Available data
= = =

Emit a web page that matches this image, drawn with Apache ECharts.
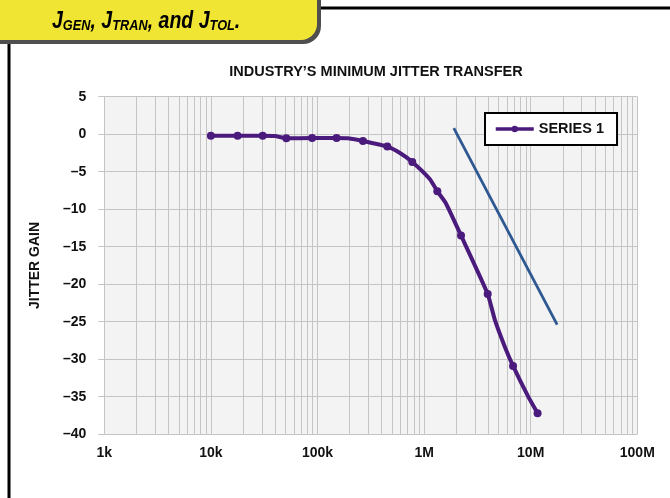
<!DOCTYPE html>
<html>
<head>
<meta charset="utf-8">
<script src="https://cdn.jsdelivr.net/npm/echarts@6/dist/echarts.min.js"></script>
<style>
html,body{margin:0;padding:0;background:#fff;}
#chart{width:670px;height:498px;}
</style>
</head>
<body>
<div id="chart"></div>
<script>
// ---- data ----
const chartTitle = "INDUSTRY\u2019S MINIMUM JITTER TRANSFER";
const yAxisName = "JITTER GAIN";
const seriesName = "SERIES 1";
const xTickLabels = ["1k", "10k", "100k", "1M", "10M", "100M"];
const yTicks = [5, 0, -5, -10, -15, -20, -25, -30, -35, -40];
// measured jitter transfer (Hz, dB); marked = point drawn with a marker
const seriesFreq = [10000, 17800, 30600, 40000, 51000, 89000, 151000, 193000, 267000, 452000, 594000, 775000, 1135000, 1330000, 1600000, 2220000, 3950000, 4620000, 5740000, 6830000, 9480000, 11600000];
const seriesGain = [-0.2, -0.2, -0.2, -0.25, -0.55, -0.5, -0.5, -0.55, -0.9, -1.65, -2.5, -3.7, -6.0, -7.6, -9.2, -13.5, -21.3, -24.8, -28.4, -30.9, -35.0, -37.2];
const seriesMarked = [1, 1, 1, 0, 1, 1, 1, 0, 1, 1, 0, 1, 0, 1, 0, 1, 1, 0, 0, 1, 0, 1];
// reference slope line
const slopeFreq = [1900000, 17700000];
const slopeGain = [0.8, -25.4];
// minor log gridlines
const decades = [1000, 10000, 100000, 1000000, 10000000];
const minorMultipliers = [2, 3, 4, 5, 6, 7, 8, 9];

// ---- build ----
const mainData = seriesFreq.map((f, i) => {
  const item = { value: [f, seriesGain[i]] };
  if (!seriesMarked[i]) item.symbol = 'none';
  return item;
});
const slopeData = slopeFreq.map((f, i) => [f, slopeGain[i]]);
const minorLines = [];
decades.forEach(d => minorMultipliers.forEach(m => minorLines.push({ xAxis: d * m })));

const gridColor = '#c4c4c4';
const purple = '#4b1a7d';
const blue = '#2e5892';
const FONT = '"Liberation Sans", Arial, Helvetica, sans-serif';

const chart = echarts.init(document.getElementById('chart'), null, { renderer: 'canvas' });
chart.setOption({
  animation: false,
  backgroundColor: '#fff',
  textStyle: { fontFamily: FONT },
  title: {
    text: chartTitle,
    left: 371,
    top: 59,
    textAlign: 'center',
    textStyle: { fontFamily: FONT, fontSize: 14.5, fontWeight: 'bold', color: '#111' }
  },
  grid: {
    left: 104.3, right: 32.7, top: 96.7, bottom: 63.8,
    show: true, backgroundColor: '#f3f3f3', borderWidth: 0
  },
  legend: {
    data: [seriesName],
    left: 485, top: 113,
    orient: 'horizontal',
    backgroundColor: '#fff',
    borderColor: '#000',
    borderWidth: 2,
    borderRadius: 0,
    padding: [8, 13, 8, 9],
    itemWidth: 38,
    itemHeight: 8,
    lineStyle: { width: 3.5 },
    textStyle: { fontFamily: FONT, fontSize: 14.5, fontWeight: 'bold', color: '#111', lineHeight: 16 }
  },
  xAxis: {
    type: 'log',
    logBase: 10,
    min: 1000,
    max: 100000000,
    axisLine: { show: false },
    axisTick: { show: false },
    axisLabel: {
      margin: 12,
      fontFamily: FONT, fontSize: 14, fontWeight: 'bold', color: '#111',
      formatter: v => xTickLabels[Math.round(Math.log10(v)) - 3]
    },
    splitLine: { show: true, lineStyle: { color: gridColor, width: 1 } }
  },
  yAxis: {
    type: 'value',
    min: -40, max: 5, interval: 5,
    name: yAxisName,
    nameLocation: 'middle',
    nameGap: 62,
    nameRotate: 90,
    nameTextStyle: { fontFamily: FONT, fontSize: 14, fontWeight: 'bold', color: '#111' },
    axisLine: { show: false },
    axisTick: { show: true, length: 6, lineStyle: { color: gridColor, width: 1 } },
    axisLabel: {
      margin: 18,
      fontFamily: FONT, fontSize: 14, fontWeight: 'bold', color: '#111',
      formatter: v => (v < 0 ? '\u2013' + (-v) : String(v))
    },
    splitLine: { show: true, lineStyle: { color: gridColor, width: 1 } }
  },
  series: [
    {
      name: 'minor-grid',
      type: 'line',
      data: [],
      z: 1,
      silent: true,
      markLine: {
        silent: true,
        z: 1,
        symbol: ['none', 'none'],
        label: { show: false },
        lineStyle: { color: gridColor, width: 1, type: 'solid' },
        emphasis: { disabled: true },
        animation: false,
        data: minorLines
      }
    },
    {
      name: 'slope',
      type: 'line',
      data: slopeData,
      symbol: 'none',
      z: 9,
      lineStyle: { color: blue, width: 2.8 }
    },
    {
      name: seriesName,
      type: 'line',
      data: mainData,
      smooth: 0.15,
      symbol: 'circle',
      symbolSize: 8,
      showAllSymbol: true,
      z: 10,
      itemStyle: { color: purple },
      lineStyle: { color: purple, width: 4 }
    }
  ],
  graphic: [
    { type: 'line', z: 100, shape: { x1: 9, y1: 20, x2: 9, y2: 498 }, style: { stroke: '#000', lineWidth: 3 } },
    { type: 'line', z: 100, shape: { x1: 300, y1: 8, x2: 670, y2: 8 }, style: { stroke: '#000', lineWidth: 3 } },
    { type: 'rect', z: 101, shape: { x: -20, y: -20, width: 341, height: 64, r: [0, 0, 18, 0] }, style: { fill: '#4f4f4f' } },
    { type: 'rect', z: 102, shape: { x: -20, y: -20, width: 337, height: 60, r: [0, 0, 16, 0] }, style: { fill: '#f1e534' } },
    {
      type: 'text', z: 103, left: 52, top: 7,
      scaleX: 0.85,
      style: {
        text: '{j|J}{s|GEN}{j|, J}{s|TRAN}{j|, and J}{s|TOL}{j|.}',
        fill: '#000',
        rich: {
          j: { fontFamily: FONT, fontSize: 23, fontWeight: 'bold', fontStyle: 'italic', lineHeight: 25, verticalAlign: 'bottom' },
          s: { fontFamily: FONT, fontSize: 15, fontWeight: 'bold', fontStyle: 'italic', lineHeight: 16, padding: [11, 0, 0, 0], verticalAlign: 'bottom' }
        }
      }
    }
  ]
});
</script>
</body>
</html>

= = =

Do this
Return the material word for word. Pictures are not part of the copy.

Written solution
Emit a web page that matches this image, drawn with Apache ECharts.
<!DOCTYPE html>
<html>
<head>
<meta charset="utf-8">
<script src="https://cdn.jsdelivr.net/npm/echarts@6/dist/echarts.min.js"></script>
<style>
html,body{margin:0;padding:0;background:#fff;}
#chart{width:670px;height:498px;}
</style>
</head>
<body>
<div id="chart"></div>
<script>
// ---- data ----
const chartTitle = "INDUSTRY\u2019S MINIMUM JITTER TRANSFER";
const yAxisName = "JITTER GAIN";
const seriesName = "SERIES 1";
const xTickLabels = ["1k", "10k", "100k", "1M", "10M", "100M"];
const yTicks = [5, 0, -5, -10, -15, -20, -25, -30, -35, -40];
// measured jitter transfer (Hz, dB); marked = point drawn with a marker
const seriesFreq = [10000, 17800, 30600, 40000, 51000, 89000, 151000, 193000, 267000, 452000, 594000, 775000, 1135000, 1330000, 1600000, 2220000, 3950000, 4620000, 5740000, 6830000, 9480000, 11600000];
const seriesGain = [-0.2, -0.2, -0.2, -0.25, -0.55, -0.5, -0.5, -0.55, -0.9, -1.65, -2.5, -3.7, -6.0, -7.6, -9.2, -13.5, -21.3, -24.8, -28.4, -30.9, -35.0, -37.2];
const seriesMarked = [1, 1, 1, 0, 1, 1, 1, 0, 1, 1, 0, 1, 0, 1, 0, 1, 1, 0, 0, 1, 0, 1];
// reference slope line
const slopeFreq = [1900000, 17700000];
const slopeGain = [0.8, -25.4];
// minor log gridlines
const decades = [1000, 10000, 100000, 1000000, 10000000];
const minorMultipliers = [2, 3, 4, 5, 6, 7, 8, 9];

// ---- build ----
const mainData = seriesFreq.map((f, i) => {
  const item = { value: [f, seriesGain[i]] };
  if (!seriesMarked[i]) item.symbol = 'none';
  return item;
});
const slopeData = slopeFreq.map((f, i) => [f, slopeGain[i]]);
const minorLines = [];
decades.forEach(d => minorMultipliers.forEach(m => minorLines.push({ xAxis: d * m })));

const gridColor = '#c4c4c4';
const purple = '#4b1a7d';
const blue = '#2e5892';
const FONT = '"Liberation Sans", Arial, Helvetica, sans-serif';

const chart = echarts.init(document.getElementById('chart'), null, { renderer: 'canvas' });
chart.setOption({
  animation: false,
  backgroundColor: '#fff',
  textStyle: { fontFamily: FONT },
  title: {
    text: chartTitle,
    left: 371,
    top: 59,
    textAlign: 'center',
    textStyle: { fontFamily: FONT, fontSize: 14.5, fontWeight: 'bold', color: '#111' }
  },
  grid: {
    left: 104.3, right: 32.7, top: 96.7, bottom: 63.8,
    show: true, backgroundColor: '#f3f3f3', borderWidth: 0
  },
  legend: {
    data: [seriesName],
    left: 485, top: 113,
    orient: 'horizontal',
    backgroundColor: '#fff',
    borderColor: '#000',
    borderWidth: 2,
    borderRadius: 0,
    padding: [8, 13, 8, 9],
    itemWidth: 38,
    itemHeight: 8,
    lineStyle: { width: 3.5 },
    textStyle: { fontFamily: FONT, fontSize: 14.5, fontWeight: 'bold', color: '#111', lineHeight: 16 }
  },
  xAxis: {
    type: 'log',
    logBase: 10,
    min: 1000,
    max: 100000000,
    axisLine: { show: false },
    axisTick: { show: false },
    axisLabel: {
      margin: 12,
      fontFamily: FONT, fontSize: 14, fontWeight: 'bold', color: '#111',
      formatter: v => xTickLabels[Math.round(Math.log10(v)) - 3]
    },
    splitLine: { show: true, lineStyle: { color: gridColor, width: 1 } }
  },
  yAxis: {
    type: 'value',
    min: -40, max: 5, interval: 5,
    name: yAxisName,
    nameLocation: 'middle',
    nameGap: 62,
    nameRotate: 90,
    nameTextStyle: { fontFamily: FONT, fontSize: 14, fontWeight: 'bold', color: '#111' },
    axisLine: { show: false },
    axisTick: { show: true, length: 6, lineStyle: { color: gridColor, width: 1 } },
    axisLabel: {
      margin: 18,
      fontFamily: FONT, fontSize: 14, fontWeight: 'bold', color: '#111',
      formatter: v => (v < 0 ? '\u2013' + (-v) : String(v))
    },
    splitLine: { show: true, lineStyle: { color: gridColor, width: 1 } }
  },
  series: [
    {
      name: 'minor-grid',
      type: 'line',
      data: [],
      z: 1,
      silent: true,
      markLine: {
        silent: true,
        z: 1,
        symbol: ['none', 'none'],
        label: { show: false },
        lineStyle: { color: gridColor, width: 1, type: 'solid' },
        emphasis: { disabled: true },
        animation: false,
        data: minorLines
      }
    },
    {
      name: 'slope',
      type: 'line',
      data: slopeData,
      symbol: 'none',
      z: 9,
      lineStyle: { color: blue, width: 2.8 }
    },
    {
      name: seriesName,
      type: 'line',
      data: mainData,
      smooth: 0.15,
      symbol: 'circle',
      symbolSize: 8,
      showAllSymbol: true,
      z: 10,
      itemStyle: { color: purple },
      lineStyle: { color: purple, width: 4 }
    }
  ],
  graphic: [
    { type: 'line', z: 100, shape: { x1: 9, y1: 20, x2: 9, y2: 498 }, style: { stroke: '#000', lineWidth: 3 } },
    { type: 'line', z: 100, shape: { x1: 300, y1: 8, x2: 670, y2: 8 }, style: { stroke: '#000', lineWidth: 3 } },
    { type: 'rect', z: 101, shape: { x: -20, y: -20, width: 341, height: 64, r: [0, 0, 18, 0] }, style: { fill: '#4f4f4f' } },
    { type: 'rect', z: 102, shape: { x: -20, y: -20, width: 337, height: 60, r: [0, 0, 16, 0] }, style: { fill: '#f1e534' } },
    {
      type: 'text', z: 103, left: 52, top: 7,
      scaleX: 0.85,
      style: {
        text: '{j|J}{s|GEN}{j|, J}{s|TRAN}{j|, and J}{s|TOL}{j|.}',
        fill: '#000',
        rich: {
          j: { fontFamily: FONT, fontSize: 23, fontWeight: 'bold', fontStyle: 'italic', lineHeight: 25, verticalAlign: 'bottom' },
          s: { fontFamily: FONT, fontSize: 15, fontWeight: 'bold', fontStyle: 'italic', lineHeight: 16, padding: [11, 0, 0, 0], verticalAlign: 'bottom' }
        }
      }
    }
  ]
});
</script>
</body>
</html>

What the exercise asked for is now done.